Logistics IoT firm Loginno says it has a way to make the search for containers lost at sea easier
When ONE Apus, a giant containership hit a storm in late 2020 it lost about 1,200 containers. They were knocked loose and swept off the towering stacks on the vessel as it sailed across the Pacific Ocean. Other stacks of containers leant precariously over the side of the ship forcing the vessel to reroute.
Container losses at sea are a huge concern. Apart from the lost cargo, and insurance implications they can be a threat to other shipping as not all sink, and some will float with only the very topmost part on the surface, barley detectable by radar or a watchkeeper.
The World Shipping Council, a trade group whose member s include the largest container liner companies, estimates that an average of 1,282 containers are lost overboard each year. These figures will fluctuate, notably because while the number of incidents are lower, the numbers lost in single events can be higher, as incidents such as the El Faro, MOL Comfort, Rena and MSC Zoe have demonstrated
(The Dutch Safety Board issued a report after the MSC Zoe container loss)
When Maersk lost 500 containers from Svendborg Maersk in the notorious Bay of Biscay in 2014, French authorities made the company have the sea floor where the containers were lost, to look for the missing boxes.
WSC council wants it to be mandatory for ships that lose containers to report them, because with over 6,000 container ships at sea, the risks are ever present. The largest boxships can carry up to a nominal 23,000 twenty-foot containers, where the lightest, and most dangerous are carried above deck, as well as empty containers.
Using IOT and radar to solve part of the problem
Now one Israeli company, Loginno, has said its technology can be used to help find lost containers, whether sunken or not. Loginno has developed a discrete technology that can be added to a container to make traceable and easier to monitor. The box of sensors is connected through an IoT system to let shippers and container fleet managers follow the boxes remotely, check the conditions inside the boxes as well as an intrusions.
Because these systems have their own power source, Loginno co-founder Shachar Tal says it can then be used to send out a unique identifiable sonar signal to enable detection if they are swept overboard.
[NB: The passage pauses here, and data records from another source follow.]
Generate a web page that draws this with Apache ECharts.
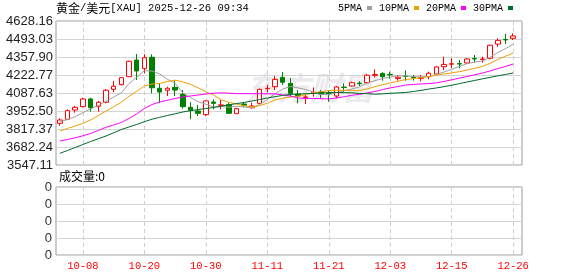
<!DOCTYPE html>
<html><head><meta charset="utf-8">
<script src="https://cdn.jsdelivr.net/npm/echarts@6/dist/echarts.min.js"></script>
<style>html,body{margin:0;padding:0;background:#fff}#c{width:578px;height:276px}</style>
</head><body><div id="c"></div>
<script>
const dates = ['10-03','10-06','10-07','10-08','10-09','10-10','10-13','10-14','10-15','10-16','10-17','10-20','10-21','10-22','10-23','10-24','10-27','10-28','10-29','10-30','10-31','11-03','11-04','11-05','11-06','11-07','11-10','11-11','11-12','11-13','11-14','11-17','11-18','11-19','11-20','11-21','11-24','11-25','11-26','11-27','11-28','12-01','12-02','12-03','12-04','12-05','12-08','12-09','12-10','12-11','12-12','12-15','12-16','12-17','12-18','12-19','12-22','12-23','12-24','12-26'];
const opens  = [3860,3890,3960,3985,4043,3988,4018,4115,4150,4210,4335,4270,4356,4123,4108,4130,4078,3980,3953,3925,4020,3995,4000,3932,4005,3977,4010,4120,4135,4205,4160,4078,4055,4085,4095,4087,4065,4132,4140,4162,4165,4220,4235,4227,4197,4215,4205,4198,4210,4230,4285,4304,4308,4313,4347,4340,4348,4455,4490,4498];
const closes = [3885,3955,3980,4043,3977,4018,4108,4138,4203,4326,4253,4353,4127,4095,4123,4110,3985,3958,3935,4028,4010,3998,3935,3970,3995,3990,4115,4123,4190,4168,4085,4065,4058,4093,4080,4084,4133,4129,4165,4158,4221,4227,4210,4224,4206,4212,4202,4202,4236,4283,4302,4307,4305,4343,4343,4343,4446,4483,4486,4516];
const lows   = [3842,3885,3940,3980,3947,3947,4010,4093,4145,4208,4185,4236,4085,4015,4065,4065,3970,3890,3915,3915,3965,3965,3932,3930,3980,3970,4005,4093,4110,4148,4060,4010,4005,4060,4048,4022,4048,4097,4135,4140,4160,4205,4180,4195,4180,4180,4180,4175,4190,4222,4260,4273,4273,4307,4315,4315,4340,4435,4455,4485];
const highs  = [3898,3965,3990,4052,4052,4028,4118,4178,4208,4330,4380,4378,4378,4160,4135,4180,4110,4018,3998,4030,4040,4035,4015,3977,4018,4015,4120,4148,4215,4245,4200,4110,4073,4130,4110,4103,4140,4160,4173,4176,4230,4265,4243,4248,4223,4258,4223,4223,4248,4290,4360,4348,4335,4350,4373,4360,4450,4498,4531,4536];
const ma5  = [3872,3888,3910,3940,3968.0,3994.6,4025.2,4056.8,4088.8,4158.6,4205.6,4254.6,4252.4,4230.8,4190.2,4161.6,4088.0,4054.2,4022.2,4003.2,3983.2,3985.8,3981.2,3988.2,3981.6,3977.6,4001.0,4038.6,4082.6,4117.2,4136.2,4126.2,4113.2,4093.8,4076.2,4076.0,4089.6,4103.8,4118.2,4133.8,4161.2,4180.0,4196.2,4208.0,4217.6,4215.8,4210.8,4209.2,4211.6,4227.0,4245.0,4266.0,4286.6,4308.0,4320.0,4328.2,4356.0,4391.6,4420.2,4454.8];
const ma10 = [3802,3822,3840,3860,3885,3918,3952,3984,4018,4063.3,4100.1,4139.9,4154.6,4159.8,4174.4,4183.6,4171.3,4153.3,4126.5,4096.7,4072.4,4036.9,4017.7,4005.2,3992.4,3980.4,3993.4,4009.9,4035.4,4049.4,4056.9,4063.6,4075.9,4088.2,4096.7,4106.1,4107.9,4108.5,4106.0,4105.0,4118.6,4134.8,4150.0,4163.1,4175.7,4188.5,4195.4,4202.7,4209.8,4222.3,4230.4,4238.4,4247.9,4259.8,4273.5,4286.6,4311.0,4339.1,4364.1,4387.4];
const ma20 = [3727.3,3738.5,3751.3,3766.3,3783.6,3806.1,3830.1,3847.4,3866.2,3896.2,3930.0,3971.3,4001.3,4020.1,4032.8,4046.3,4057.6,4065.1,4072.6,4080.0,4086.3,4088.4,4086.2,4082.5,4083.4,4082.0,4082.4,4081.6,4081.0,4073.1,4064.7,4050.3,4046.8,4046.7,4044.6,4043.3,4050.7,4059.2,4070.7,4077.2,4087.8,4099.2,4113.0,4125.7,4136.2,4147.3,4151.7,4155.6,4157.9,4163.7,4174.5,4186.6,4199.0,4211.5,4224.6,4237.6,4253.2,4270.9,4287.0,4304.9];
const ma30 = [3635.0,3656.0,3678.5,3701.0,3723.5,3743.8,3764.8,3788.8,3813.6,3832.4,3851.2,3872.2,3890.9,3905.2,3918.7,3931.5,3945.0,3954.8,3963.8,3971.3,3978.8,3988.5,3999.0,4008.1,4016.3,4027.6,4038.8,4050.1,4059.9,4069.8,4076.5,4080.1,4082.7,4084.4,4087.8,4090.0,4090.9,4090.6,4089.3,4083.7,4082.6,4078.4,4081.2,4085.5,4088.3,4091.7,4098.9,4107.0,4117.1,4125.6,4135.3,4145.6,4157.9,4170.4,4182.0,4193.7,4204.8,4216.8,4226.6,4238.2];
const priceTicks = ['3547.11','3682.24','3817.37','3952.50','4087.63','4222.77','4357.90','4493.03','4628.16'];
const volTicks = ['0','0','0','0','0'];
const labelDates = ['10-08','10-20','10-30','11-11','11-21','12-03','12-15','12-26'];
const maNames = ['5PMA','10PMA','20PMA','30PMA'];
const maColors = ['#a0a0a0','#f0a000','#ff00ff','#006a2c'];
const titleCn1 = '黄金', titleCn2 = '美元', titleRest = '[XAU] 2025-12-26 09:34';
const volText = '成交量:0';

const candleData = dates.map((d, i) => [opens[i], closes[i], lows[i], highs[i]]);
const isLabel = (idx) => labelDates.indexOf(dates[idx]) >= 0;
const mono = '"Liberation Mono", monospace';
const cjk = '"Noto Sans CJK SC", sans-serif';
const sans = '"Liberation Sans", Arial, sans-serif';
const gridLine = '#d4d4d4';

const chart = echarts.init(document.getElementById('c'), null, {renderer: 'canvas'});
const maSeries = [ma5, ma10, ma20, ma30].map((arr, k) => ({
  name: maNames[k], type: 'line', data: arr, xAxisIndex: 0, yAxisIndex: 0,
  showSymbol: false, symbol: 'none', silent: true, z: 3,
  lineStyle: {color: maColors[k], width: 1}, itemStyle: {color: maColors[k]}
}));
chart.setOption({
  animation: false,
  backgroundColor: '#fff',
  title: {
    text: '{c|' + titleCn1 + '}{a|/}{c|' + titleCn2 + '}{a|' + titleRest + '}',
    left: 56, top: 1, padding: 0,
    textStyle: {fontWeight: 'normal', rich: {
      c: {fontFamily: cjk, fontSize: 12, fontWeight: 'normal', color: '#000', lineHeight: 14},
      a: {fontFamily: mono, fontSize: 10.5, fontWeight: 'normal', color: '#000', lineHeight: 14}
    }}
  },
  legend: {
    data: maNames, left: 338, top: 3, padding: 0, align: 'right', icon: 'rect',
    itemWidth: 5, itemHeight: 4, itemGap: 7,
    textStyle: {fontFamily: mono, fontSize: 10, color: '#000'}
  },
  graphic: [
    {type: 'text', left: 246, top: 72, z: 0, silent: true,
     style: {text: '东方财富', font: 'italic bold 32px "Noto Sans CJK SC"', fill: '#ebebef'}},
    {type: 'text', left: 59, top: 170, silent: true,
     style: {text: volText, font: '12px "Noto Sans CJK SC"', fill: '#000'}}
  ],
  grid: [
    {left: 56, top: 21, width: 461, height: 144},
    {left: 56, top: 21, width: 466, height: 144, show: true, borderColor: '#9a9a9a', borderWidth: 1, backgroundColor: 'transparent'},
    {left: 56, top: 187, width: 461, height: 68},
    {left: 56, top: 187, width: 466, height: 68, show: true, borderColor: '#9a9a9a', borderWidth: 1, backgroundColor: 'transparent'}
  ],
  xAxis: [
    {gridIndex: 0, type: 'category', data: dates, boundaryGap: true,
     axisLine: {show: false}, axisTick: {show: false}, axisLabel: {show: false},
     splitLine: {show: true, alignWithLabel: true, interval: (i) => isLabel(i), lineStyle: {color: '#cfcfcf', type: [4, 3]}}},
    {gridIndex: 1, type: 'value', min: 0, max: 1, show: false},
    {gridIndex: 2, type: 'category', data: dates, boundaryGap: true,
     axisLine: {show: false}, axisTick: {show: false},
     axisLabel: {show: true, interval: (i) => isLabel(i), color: '#ff0000', fontFamily: mono, fontSize: 10.5, margin: 6},
     splitLine: {show: true, alignWithLabel: true, interval: (i) => isLabel(i), lineStyle: {color: '#cfcfcf', type: [4, 3]}}},
    {gridIndex: 3, type: 'value', min: 0, max: 1, show: false}
  ],
  yAxis: [
    {gridIndex: 0, type: 'value', min: 3547.11, max: 4628.16, show: false},
    {gridIndex: 1, type: 'value', min: 0, max: 8, interval: 1,
     axisLine: {show: false}, axisTick: {show: false},
     axisLabel: {formatter: (v) => priceTicks[Math.round(v)], color: '#222', fontFamily: sans, fontSize: 13, margin: 3},
     splitLine: {show: true, lineStyle: {color: gridLine, width: 1}}},
    {gridIndex: 2, type: 'value', min: 0, max: 1, show: false},
    {gridIndex: 3, type: 'value', min: 0, max: 4, interval: 1,
     axisLine: {show: false}, axisTick: {show: false},
     axisLabel: {formatter: (v) => volTicks[Math.round(v)], color: '#333', fontFamily: sans, fontSize: 13, margin: 4},
     splitLine: {show: true, lineStyle: {color: gridLine, width: 1}}}
  ],
  series: [
    {name: 'K', type: 'candlestick', data: candleData, xAxisIndex: 0, yAxisIndex: 0,
     barWidth: 5, silent: true, z: 2,
     itemStyle: {color: '#ffffff', color0: '#008000', borderColor: '#ff0000', borderColor0: '#008000', borderWidth: 1}}
  ].concat(maSeries)
});
</script></body></html>
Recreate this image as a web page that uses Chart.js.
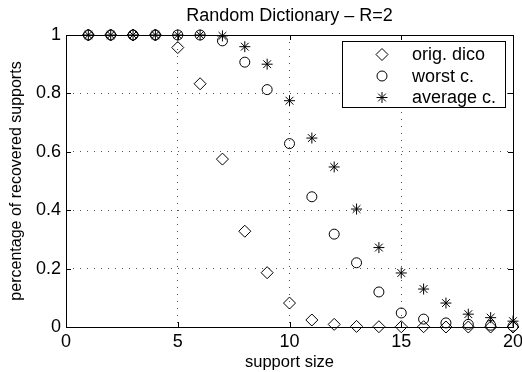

This says Tal is helpful for companies that want to send out search vessels to try and find sunken, or near sunken containers following an incident. However the system would not work on a radar which would require due to the frequencies not matching he says.
He estimates the batteries in the Loginno smart box would last for about a month, and the sonar signal be detectable down to a depth of about 96 meters.
Loginno is looking for ways to expand what shippers and liner companies can do with smart containers that have enabled. The company has also partnered with March, a US-based global insurance group, to look at the risk reduction implications of IoT enabled containers and logistics chain.